**Data lines:**
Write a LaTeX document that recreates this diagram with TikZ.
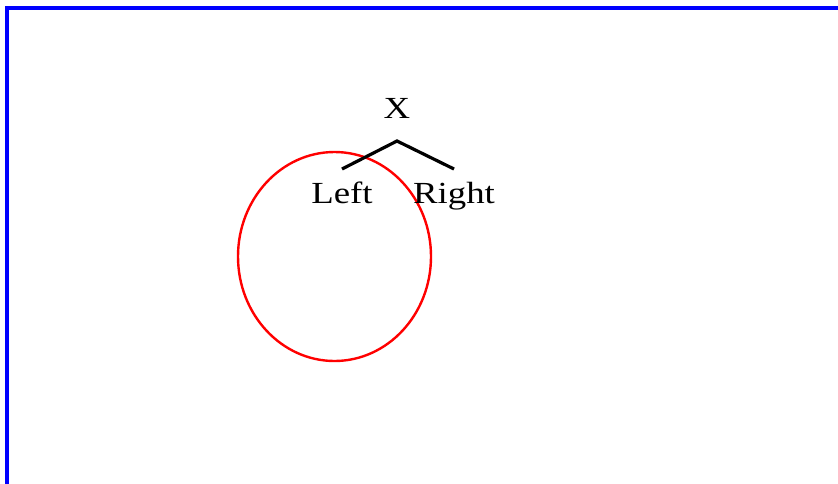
\documentclass[tikz,border=0pt]{standalone}
\usepackage{fontspec}
\setmainfont{Liberation Serif}
\begin{document}
\begin{tikzpicture}[x=0.75pt,y=-0.75pt,
  lbl/.style={anchor=base,inner sep=0pt,font=\fontsize{23}{24}\selectfont},
  branch/.style={line width=2.4pt,black},
  frame/.style={line width=2.4pt,blue}]
\useasboundingbox (0,0) rectangle (838,483);
\draw[frame] (7,490) -- (7,8) -- (845,8);
\draw[red,line width=1.8pt] (334.5,256.5) ellipse [x radius=96.5,y radius=104.5];
\node[lbl] (x) at (397,118) {\scalebox{1.2}[1]{X}};
\node[lbl] (l) at (342,203) {\scalebox{1.2}[1]{Left}};
\node[lbl] (r) at (454,203) {\scalebox{1.2}[1]{Right}};
\coordinate (apex) at (397,141);
\coordinate (le) at (342,169);
\coordinate (re) at (454,169);
\draw[branch] (le) -- (apex) -- (re);
\end{tikzpicture}
\end{document}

**Exercise description:** Without including any picture, repeat the data exactly.

**Exercise answer:**
Write a LaTeX document that recreates this diagram with TikZ.
\documentclass[tikz,border=0pt]{standalone}
\usepackage{fontspec}
\setmainfont{Liberation Serif}
\begin{document}
\begin{tikzpicture}[x=0.75pt,y=-0.75pt,
  lbl/.style={anchor=base,inner sep=0pt,font=\fontsize{23}{24}\selectfont},
  branch/.style={line width=2.4pt,black},
  frame/.style={line width=2.4pt,blue}]
\useasboundingbox (0,0) rectangle (838,483);
\draw[frame] (7,490) -- (7,8) -- (845,8);
\draw[red,line width=1.8pt] (334.5,256.5) ellipse [x radius=96.5,y radius=104.5];
\node[lbl] (x) at (397,118) {\scalebox{1.2}[1]{X}};
\node[lbl] (l) at (342,203) {\scalebox{1.2}[1]{Left}};
\node[lbl] (r) at (454,203) {\scalebox{1.2}[1]{Right}};
\coordinate (apex) at (397,141);
\coordinate (le) at (342,169);
\coordinate (re) at (454,169);
\draw[branch] (le) -- (apex) -- (re);
\end{tikzpicture}
\end{document}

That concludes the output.